-------- PROVIDED DATA

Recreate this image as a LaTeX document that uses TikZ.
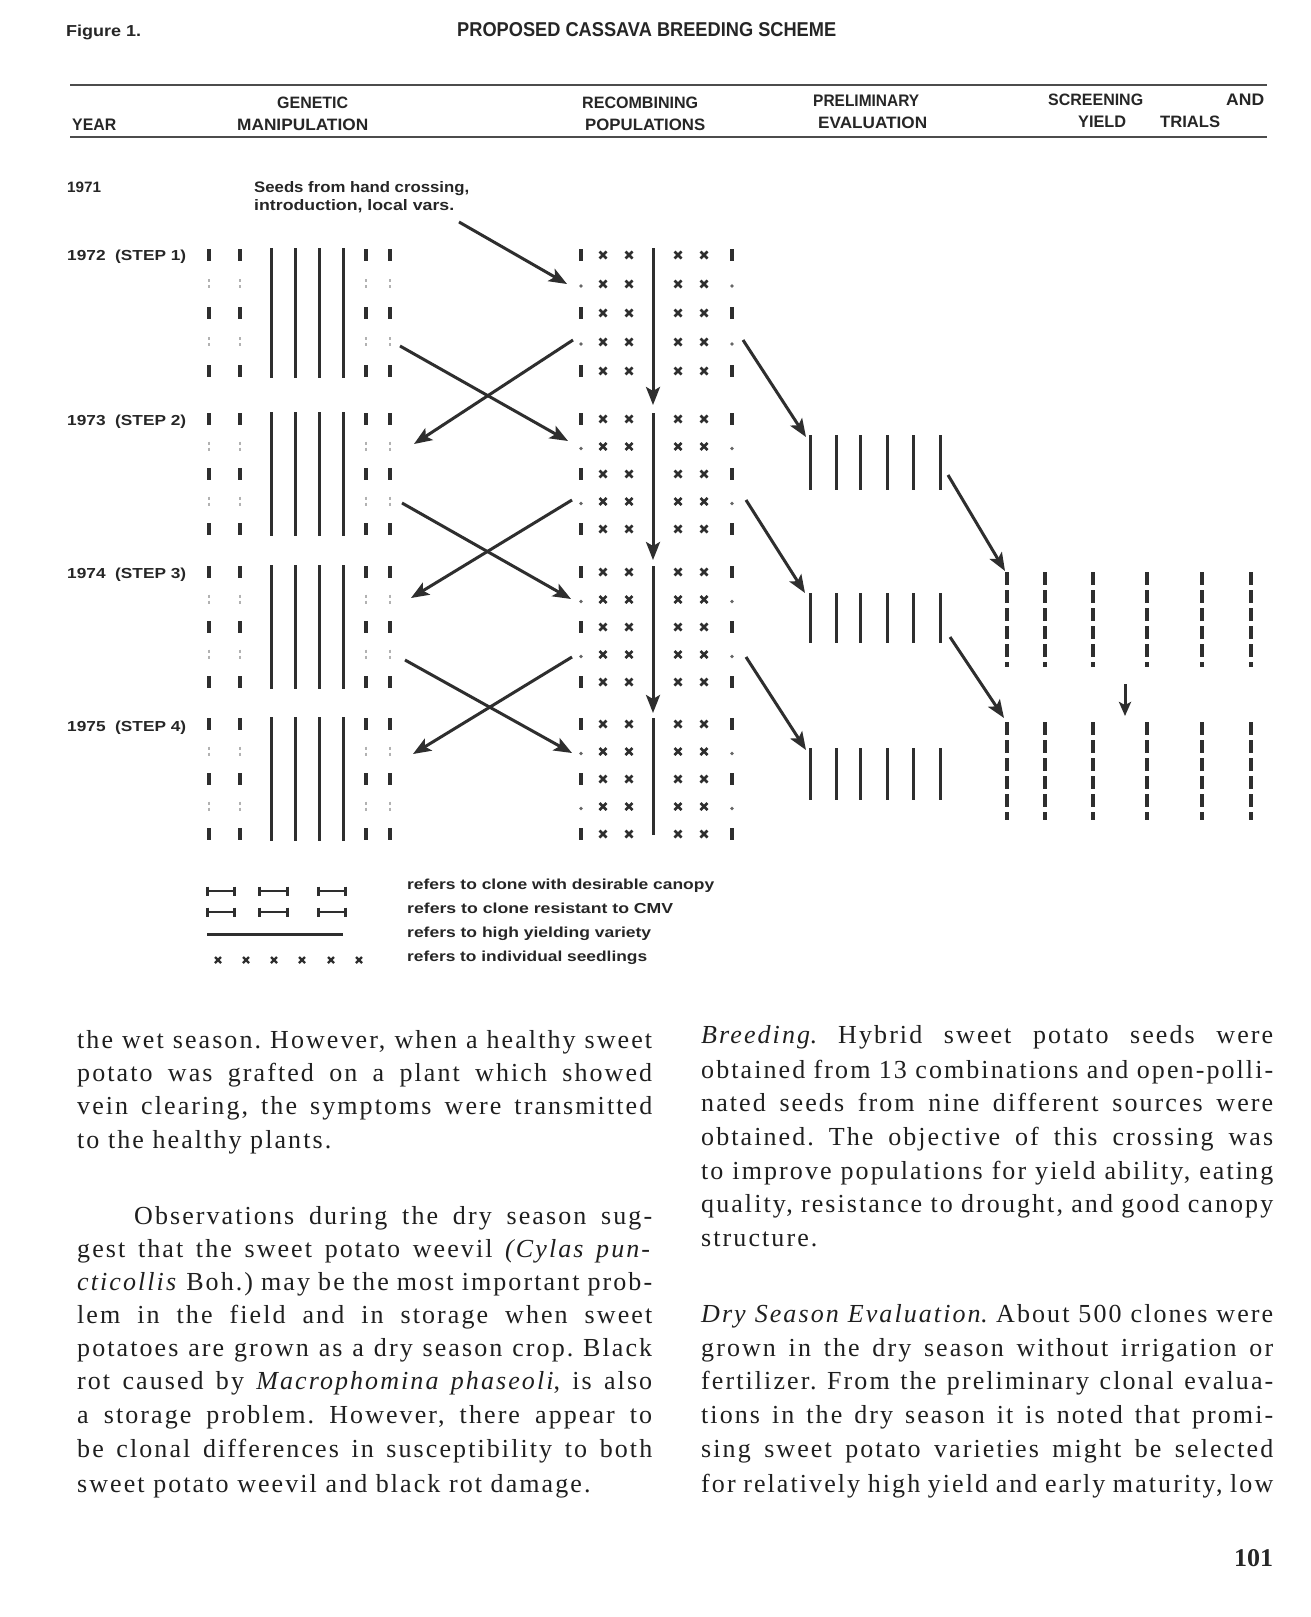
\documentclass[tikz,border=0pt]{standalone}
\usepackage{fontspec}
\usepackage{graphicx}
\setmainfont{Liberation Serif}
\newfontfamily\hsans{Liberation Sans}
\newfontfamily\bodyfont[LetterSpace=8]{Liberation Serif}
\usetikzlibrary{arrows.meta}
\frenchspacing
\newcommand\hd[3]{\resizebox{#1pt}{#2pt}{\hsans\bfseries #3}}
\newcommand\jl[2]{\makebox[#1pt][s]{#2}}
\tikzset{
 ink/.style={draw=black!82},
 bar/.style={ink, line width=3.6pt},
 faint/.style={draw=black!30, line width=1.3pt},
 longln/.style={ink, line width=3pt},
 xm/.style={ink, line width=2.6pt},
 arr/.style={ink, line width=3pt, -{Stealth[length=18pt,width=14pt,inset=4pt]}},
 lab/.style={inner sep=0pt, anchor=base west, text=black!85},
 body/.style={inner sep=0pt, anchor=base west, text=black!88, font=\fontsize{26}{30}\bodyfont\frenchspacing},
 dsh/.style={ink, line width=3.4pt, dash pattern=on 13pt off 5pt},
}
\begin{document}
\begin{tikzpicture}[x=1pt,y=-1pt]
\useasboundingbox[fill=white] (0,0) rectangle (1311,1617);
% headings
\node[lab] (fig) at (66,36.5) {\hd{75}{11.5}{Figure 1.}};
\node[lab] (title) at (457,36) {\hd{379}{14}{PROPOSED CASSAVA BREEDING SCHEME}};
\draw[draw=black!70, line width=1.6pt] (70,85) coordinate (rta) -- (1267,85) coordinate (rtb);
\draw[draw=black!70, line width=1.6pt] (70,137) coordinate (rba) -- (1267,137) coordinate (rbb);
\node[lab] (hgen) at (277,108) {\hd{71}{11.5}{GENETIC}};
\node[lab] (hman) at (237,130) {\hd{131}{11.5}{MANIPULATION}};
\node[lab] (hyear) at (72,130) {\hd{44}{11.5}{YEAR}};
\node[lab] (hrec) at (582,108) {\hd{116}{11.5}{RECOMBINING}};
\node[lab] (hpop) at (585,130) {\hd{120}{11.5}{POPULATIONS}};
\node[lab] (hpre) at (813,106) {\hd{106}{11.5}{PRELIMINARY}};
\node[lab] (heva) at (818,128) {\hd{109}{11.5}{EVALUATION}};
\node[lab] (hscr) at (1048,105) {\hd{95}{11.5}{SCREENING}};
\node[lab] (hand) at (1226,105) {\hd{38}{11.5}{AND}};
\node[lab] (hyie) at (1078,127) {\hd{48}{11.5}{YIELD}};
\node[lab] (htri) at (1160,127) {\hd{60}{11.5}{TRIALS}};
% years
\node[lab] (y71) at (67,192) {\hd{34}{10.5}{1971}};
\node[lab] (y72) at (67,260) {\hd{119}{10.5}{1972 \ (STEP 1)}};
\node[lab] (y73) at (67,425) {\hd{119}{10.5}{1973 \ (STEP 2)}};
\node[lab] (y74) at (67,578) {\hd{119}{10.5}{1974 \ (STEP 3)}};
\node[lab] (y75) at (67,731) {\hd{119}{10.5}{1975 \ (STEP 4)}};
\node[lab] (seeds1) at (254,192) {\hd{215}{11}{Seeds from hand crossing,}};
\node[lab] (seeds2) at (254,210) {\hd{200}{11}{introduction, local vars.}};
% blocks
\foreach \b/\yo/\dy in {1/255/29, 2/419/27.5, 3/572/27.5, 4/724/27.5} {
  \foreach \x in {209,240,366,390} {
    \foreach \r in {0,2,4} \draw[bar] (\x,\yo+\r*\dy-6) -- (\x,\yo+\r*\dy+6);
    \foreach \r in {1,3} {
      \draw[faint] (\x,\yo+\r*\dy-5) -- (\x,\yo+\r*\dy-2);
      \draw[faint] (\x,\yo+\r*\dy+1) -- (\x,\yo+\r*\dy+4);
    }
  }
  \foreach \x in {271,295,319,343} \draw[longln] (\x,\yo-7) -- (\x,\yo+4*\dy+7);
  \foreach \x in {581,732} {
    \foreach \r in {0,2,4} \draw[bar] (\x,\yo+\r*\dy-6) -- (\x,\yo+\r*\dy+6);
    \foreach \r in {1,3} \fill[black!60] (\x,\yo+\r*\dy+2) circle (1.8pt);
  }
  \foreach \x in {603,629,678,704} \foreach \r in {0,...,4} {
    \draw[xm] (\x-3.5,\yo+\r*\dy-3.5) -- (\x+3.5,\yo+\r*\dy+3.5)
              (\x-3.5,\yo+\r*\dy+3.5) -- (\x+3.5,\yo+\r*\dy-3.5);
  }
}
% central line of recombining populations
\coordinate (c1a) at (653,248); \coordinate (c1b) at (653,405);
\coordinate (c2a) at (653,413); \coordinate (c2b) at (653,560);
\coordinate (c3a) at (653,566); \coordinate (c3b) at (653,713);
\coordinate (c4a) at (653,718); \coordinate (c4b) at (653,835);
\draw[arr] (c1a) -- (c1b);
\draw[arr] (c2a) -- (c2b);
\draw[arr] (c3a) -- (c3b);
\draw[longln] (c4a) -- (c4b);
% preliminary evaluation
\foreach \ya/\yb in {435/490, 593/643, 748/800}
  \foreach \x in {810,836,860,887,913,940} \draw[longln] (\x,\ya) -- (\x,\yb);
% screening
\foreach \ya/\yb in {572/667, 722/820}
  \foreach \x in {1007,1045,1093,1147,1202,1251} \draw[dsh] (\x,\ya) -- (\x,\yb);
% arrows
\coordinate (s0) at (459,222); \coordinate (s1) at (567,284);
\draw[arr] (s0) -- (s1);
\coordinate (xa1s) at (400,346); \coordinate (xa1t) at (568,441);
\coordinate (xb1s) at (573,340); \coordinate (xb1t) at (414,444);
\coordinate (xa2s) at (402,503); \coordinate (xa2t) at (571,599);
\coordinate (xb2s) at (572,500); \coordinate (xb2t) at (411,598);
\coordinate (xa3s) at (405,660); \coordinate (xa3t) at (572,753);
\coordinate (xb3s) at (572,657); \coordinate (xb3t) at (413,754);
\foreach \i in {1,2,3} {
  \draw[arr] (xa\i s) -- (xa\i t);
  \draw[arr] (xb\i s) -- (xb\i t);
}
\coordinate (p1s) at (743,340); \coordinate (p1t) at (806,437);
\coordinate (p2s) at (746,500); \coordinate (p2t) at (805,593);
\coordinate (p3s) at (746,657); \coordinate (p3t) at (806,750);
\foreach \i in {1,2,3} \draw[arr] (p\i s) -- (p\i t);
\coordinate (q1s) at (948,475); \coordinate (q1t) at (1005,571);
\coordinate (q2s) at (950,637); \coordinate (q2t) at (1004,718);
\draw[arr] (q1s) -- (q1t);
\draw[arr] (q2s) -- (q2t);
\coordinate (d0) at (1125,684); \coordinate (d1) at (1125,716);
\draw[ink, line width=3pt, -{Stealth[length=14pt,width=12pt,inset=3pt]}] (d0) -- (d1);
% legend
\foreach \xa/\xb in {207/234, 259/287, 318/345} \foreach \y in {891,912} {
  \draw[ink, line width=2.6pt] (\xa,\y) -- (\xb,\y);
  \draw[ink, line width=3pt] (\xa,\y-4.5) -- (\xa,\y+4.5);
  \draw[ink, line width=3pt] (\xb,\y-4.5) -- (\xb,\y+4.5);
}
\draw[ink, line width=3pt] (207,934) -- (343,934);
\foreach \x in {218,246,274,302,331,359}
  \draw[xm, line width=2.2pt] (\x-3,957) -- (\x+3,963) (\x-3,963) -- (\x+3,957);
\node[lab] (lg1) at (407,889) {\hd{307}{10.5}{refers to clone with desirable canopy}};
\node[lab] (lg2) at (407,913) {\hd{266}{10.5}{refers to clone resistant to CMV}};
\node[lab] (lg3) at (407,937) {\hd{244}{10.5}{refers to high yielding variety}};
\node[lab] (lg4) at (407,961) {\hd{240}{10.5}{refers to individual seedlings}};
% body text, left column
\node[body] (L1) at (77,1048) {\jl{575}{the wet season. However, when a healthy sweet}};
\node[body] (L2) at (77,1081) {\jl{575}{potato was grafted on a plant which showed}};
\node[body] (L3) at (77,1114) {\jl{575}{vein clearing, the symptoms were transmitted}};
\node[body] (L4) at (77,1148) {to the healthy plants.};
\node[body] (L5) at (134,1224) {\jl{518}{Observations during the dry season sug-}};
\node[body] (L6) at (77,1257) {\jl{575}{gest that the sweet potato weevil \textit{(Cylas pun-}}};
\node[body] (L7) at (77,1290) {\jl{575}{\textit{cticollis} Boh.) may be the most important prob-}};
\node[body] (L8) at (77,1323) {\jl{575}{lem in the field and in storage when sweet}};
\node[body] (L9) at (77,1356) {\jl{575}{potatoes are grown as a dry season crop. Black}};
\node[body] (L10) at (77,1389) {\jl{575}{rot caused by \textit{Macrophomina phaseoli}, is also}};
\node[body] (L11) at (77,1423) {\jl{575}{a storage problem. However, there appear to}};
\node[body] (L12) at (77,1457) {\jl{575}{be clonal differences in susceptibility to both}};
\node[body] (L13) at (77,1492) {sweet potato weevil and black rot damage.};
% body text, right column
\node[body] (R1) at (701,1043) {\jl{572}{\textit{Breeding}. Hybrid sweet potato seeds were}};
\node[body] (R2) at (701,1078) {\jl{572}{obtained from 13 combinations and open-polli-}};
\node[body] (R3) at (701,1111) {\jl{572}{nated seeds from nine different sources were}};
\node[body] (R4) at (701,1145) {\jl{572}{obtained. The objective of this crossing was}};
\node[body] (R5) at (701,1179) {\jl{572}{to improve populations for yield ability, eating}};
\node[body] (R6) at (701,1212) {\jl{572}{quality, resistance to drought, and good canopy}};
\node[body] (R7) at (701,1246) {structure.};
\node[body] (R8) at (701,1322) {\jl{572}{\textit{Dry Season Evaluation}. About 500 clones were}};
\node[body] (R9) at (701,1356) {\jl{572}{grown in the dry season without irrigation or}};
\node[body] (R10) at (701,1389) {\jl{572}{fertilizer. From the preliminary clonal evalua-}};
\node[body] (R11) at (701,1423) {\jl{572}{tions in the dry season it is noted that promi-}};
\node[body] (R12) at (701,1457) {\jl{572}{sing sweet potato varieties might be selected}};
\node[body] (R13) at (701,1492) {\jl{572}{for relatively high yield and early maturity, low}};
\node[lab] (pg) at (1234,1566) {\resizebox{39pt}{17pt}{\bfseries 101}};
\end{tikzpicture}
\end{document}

----------------

GIVEN TASK: Search the lines above for the string "this", then show every one that has it.

SOLUTION BELOW:
Recreate this image as a LaTeX document that uses TikZ.
\node[body] (R4) at (701,1145) {\jl{572}{obtained. The objective of this crossing was}};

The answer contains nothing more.